After Shoom closed, London club promoters often compared themselves in terms of what Rampling had achieved, even as they often sought to dismiss his music. Richard West (also known as Mr. C) said that outside of sets by Faver, Shoom generally played "namby-pamby sort of stuff, lightweight gear". He said that, by 1990, dance music had evolved to become more "tripped-out", while Reynolds wrote that by the early 1990s electronic music had evolved to a point that was "a long way from Balearic." According to West, the early 1990s rave scene that emerged at clubs such as RIP (Revolution in Place) on Clink Street, eclipsed Shoom and the Balearic sound, even before larger-scale, often illegal, open-air parties became the prevailing trend.

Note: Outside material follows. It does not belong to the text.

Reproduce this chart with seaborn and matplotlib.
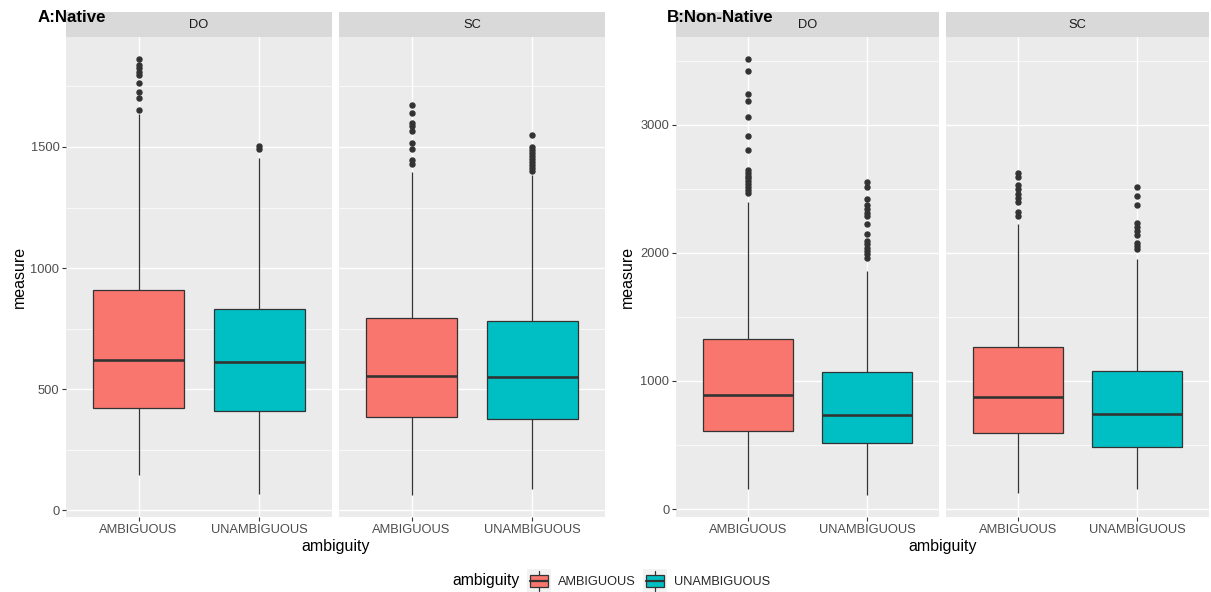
import matplotlib
matplotlib.use("Agg")
import matplotlib.pyplot as plt
import numpy as np
import pandas as pd
import seaborn as sns
from matplotlib.ticker import MultipleLocator
from matplotlib.legend_handler import HandlerBase
from matplotlib.patches import Rectangle, Patch
from matplotlib.lines import Line2D

# ---- data -----------------------------------------------------------------
groups = ["AMBIGUOUS", "UNAMBIGUOUS"]
conditions = ["DO", "SC"]
palette = ["#F8766D", "#00BFC4"]

# box summaries: (lower whisker, Q1, median, Q3, upper whisker)
native_do_amb = [146, 423, 622, 909, 1635]
native_do_amb_out = [1865, 1840, 1825, 1810, 1795, 1763, 1728, 1701, 1654]
native_do_unamb = [67, 411, 613, 832, 1455]
native_do_unamb_out = [1505, 1490]
native_sc_amb = [63, 386, 556, 795, 1395]
native_sc_amb_out = [1675, 1640, 1600, 1585, 1565, 1515, 1490, 1445, 1430]
native_sc_unamb = [88, 377, 551, 782, 1385]
native_sc_unamb_out = [1551, 1500, 1488, 1475, 1462, 1450, 1437, 1424, 1412, 1400]

nonnative_do_amb = [156, 610, 891, 1329, 2400]
nonnative_do_amb_out = [3516, 3419, 3237, 3182, 3062, 2914, 2804, 2650, 2625,
                        2600, 2580, 2560, 2540, 2515, 2490, 2470]
nonnative_do_unamb = [109, 516, 735, 1071, 1860]
nonnative_do_unamb_out = [2550, 2510, 2420, 2370, 2340, 2310, 2290, 2226, 2148,
                          2090, 2065, 2040, 2015, 1990, 1960]
nonnative_sc_amb = [125, 594, 876, 1267, 2225]
nonnative_sc_amb_out = [2620, 2590, 2530, 2500, 2460, 2430, 2400, 2320, 2290]
nonnative_sc_unamb = [156, 485, 743, 1079, 1950]
nonnative_sc_unamb_out = [2512, 2447, 2374, 2231, 2200, 2170, 2140, 2080, 2050, 2030]

panel_titles = ["A:Native", "B:Non-Native"]
panel_ticks = [[0, 500, 1000, 1500], [0, 1000, 2000, 3000]]


def expand(summary, outliers, m=40):
    """Sample whose quartiles, whiskers and outliers equal the given summary."""
    lo, q1, med, q3, hi = summary
    k = len(outliers)
    return [lo] + [q1] * m + [med] * m + [q3] * m + [hi] * (m - k) + sorted(outliers)


cells = {
    ("A:Native", "DO", "AMBIGUOUS"): (native_do_amb, native_do_amb_out),
    ("A:Native", "DO", "UNAMBIGUOUS"): (native_do_unamb, native_do_unamb_out),
    ("A:Native", "SC", "AMBIGUOUS"): (native_sc_amb, native_sc_amb_out),
    ("A:Native", "SC", "UNAMBIGUOUS"): (native_sc_unamb, native_sc_unamb_out),
    ("B:Non-Native", "DO", "AMBIGUOUS"): (nonnative_do_amb, nonnative_do_amb_out),
    ("B:Non-Native", "DO", "UNAMBIGUOUS"): (nonnative_do_unamb, nonnative_do_unamb_out),
    ("B:Non-Native", "SC", "AMBIGUOUS"): (nonnative_sc_amb, nonnative_sc_amb_out),
    ("B:Non-Native", "SC", "UNAMBIGUOUS"): (nonnative_sc_unamb, nonnative_sc_unamb_out),
}

rows = []
for (panel, cond, amb), (summ, outs) in cells.items():
    for v in expand(summ, outs):
        rows.append((panel, cond, amb, v))
df = pd.DataFrame(rows, columns=["panel", "condition", "ambiguity", "measure"])

# ---- style ----------------------------------------------------------------
sns.set_theme(style="darkgrid")
plt.rcParams["font.family"] = ["Liberation Sans", "DejaVu Sans"]

W, H = 1211, 592
fig = plt.figure(figsize=(W / 100, H / 100), dpi=100)


def fx(px):
    return px / W


def fy(py):
    return 1 - py / H


panel_top, panel_bot = 36.7, 517.0
strip_top = 12.3
facet_x = [[(66, 332), (339, 605)], [(676, 939), (946, 1209)]]
ylab_x = [19, 627]
title_x = [38, 667]

tick_col = "#4D4D4D"
line_col = "#333333"

for p, panel in enumerate(panel_titles):
    sub_panel = df[df.panel == panel]
    vmin, vmax = sub_panel.measure.min(), sub_panel.measure.max()
    span = vmax - vmin
    ylim = (vmin - 0.05 * span, vmax + 0.05 * span)
    step = panel_ticks[p][1] - panel_ticks[p][0]

    for j, cond in enumerate(conditions):
        x0, x1 = facet_x[p][j]
        ax = fig.add_axes([fx(x0), fy(panel_bot), fx(x1 - x0),
                           (panel_bot - panel_top) / H])
        ax.set_facecolor("#EBEBEB")
        sub = sub_panel[sub_panel.condition == cond]
        sns.boxplot(data=sub, x="ambiguity", y="measure", hue="ambiguity",
                    order=groups, hue_order=groups, palette=palette,
                    saturation=1, width=0.75, linewidth=0.9,
                    linecolor=line_col, showcaps=False, fliersize=3.6,
                    flierprops=dict(marker="o", markerfacecolor=line_col,
                                    markeredgecolor=line_col),
                    medianprops=dict(linewidth=1.9, color=line_col),
                    legend=False, ax=ax)
        ax.set_xlim(-0.6, 1.6)
        ax.set_ylim(*ylim)
        ax.set_yticks(panel_ticks[p])
        ax.yaxis.set_minor_locator(MultipleLocator(step / 2))
        ax.set_axisbelow(True)
        ax.grid(which="major", color="white", linewidth=1.0)
        ax.grid(which="minor", axis="y", color="white", linewidth=0.5)
        for s in ax.spines.values():
            s.set_visible(False)
        ax.tick_params(which="major", length=2.7, width=0.8, color=line_col,
                       labelcolor=tick_col, labelsize=9.3, pad=2,
                       bottom=True, left=True)
        ax.tick_params(which="minor", length=0)
        ax.set_xlabel("")
        ax.set_ylabel("")
        if j == 1:
            ax.tick_params(axis="y", left=False, labelleft=False)

        # facet strip
        sax = fig.add_axes([fx(x0), fy(panel_top), fx(x1 - x0),
                            (panel_top - strip_top) / H])
        sax.set_facecolor("#D9D9D9")
        sax.set_xticks([])
        sax.set_yticks([])
        for s in sax.spines.values():
            s.set_visible(False)
        sax.text(0.5, 0.5, cond, ha="center", va="center", fontsize=9.3,
                 color="#1A1A1A", transform=sax.transAxes)

    left = facet_x[p][0][0]
    right = facet_x[p][1][1]
    fig.text(fx((left + right) / 2), fy(546), "ambiguity", ha="center",
             va="center", fontsize=11.5, color="black")
    fig.text(fx(ylab_x[p]), fy((panel_top + panel_bot) / 2), "measure",
             rotation=90, ha="center", va="center", fontsize=11.5,
             color="black")
    fig.text(fx(title_x[p]), fy(18), panel, ha="left", va="center",
             fontsize=12.2, fontweight="bold", color="black")


# ---- legend ---------------------------------------------------------------
class BoxKey(HandlerBase):
    def create_artists(self, legend, orig_handle, xdescent, ydescent,
                       width, height, fontsize, trans):
        x0, y0 = -xdescent, -ydescent
        fc = orig_handle.get_facecolor()
        bg = Rectangle((x0, y0), width, height, facecolor="#F2F2F2",
                       edgecolor="none", transform=trans)
        xm = x0 + width / 2
        w1 = Line2D([xm, xm], [y0 + 0.1 * height, y0 + 0.25 * height],
                    color=line_col, lw=0.9, transform=trans)
        w2 = Line2D([xm, xm], [y0 + 0.75 * height, y0 + 0.9 * height],
                    color=line_col, lw=0.9, transform=trans)
        box = Rectangle((x0 + 0.125 * width, y0 + 0.25 * height),
                        0.75 * width, 0.5 * height, facecolor=fc,
                        edgecolor=line_col, lw=0.9, transform=trans)
        med = Line2D([x0 + 0.125 * width, x0 + 0.875 * width],
                     [y0 + 0.5 * height] * 2, color=line_col, lw=1.6,
                     transform=trans)
        return [bg, w1, w2, box, med]


handles = [Patch(facecolor=c) for c in palette]
fig.text(fx(452), fy(581), "ambiguity", ha="left", va="center",
         fontsize=11.3, color="black")
fig.legend(handles, groups, handler_map={Patch: BoxKey()}, loc="center left",
           bbox_to_anchor=(fx(527), fy(581)), ncol=2, frameon=False,
           fontsize=9.2, handlelength=1.85, handleheight=2.55,
           handletextpad=0.55, columnspacing=0.6, borderpad=0,
           borderaxespad=0)

fig.savefig("out.png", dpi=100, facecolor="white")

West notes how, by 1990, many felt that the Balearic sound had become dated and sounded like pop music.

New Order's 1989 album Technique was recorded in Ibiza, while its musical approach and percussion was influenced by band members Sumner and Peter Hook's experiences at Shoom. Primal Scream have said that the inspiration for their 1991 Weatherall-produced album Screamadelica to the sounds and atmosphere they experienced at Shoom nights during 1989. Weatherall said of his first night at the club: "I just couldn't believe it. I [was] a confused punk soul boy, and to me it was ... the ... dream come true. I just could not fucking believe the mix of music." The band asked vocalist Denise Johnson, who was pivotal in the album's crossover success, to contribute after hearing her perform at Shoom. In 2005, Shoom was placed at number seven by Billboard in their list of the 25 Best of all time dance clubs. Two 25th Anniversary nights were held at the Cable Nightclub in London in 2012.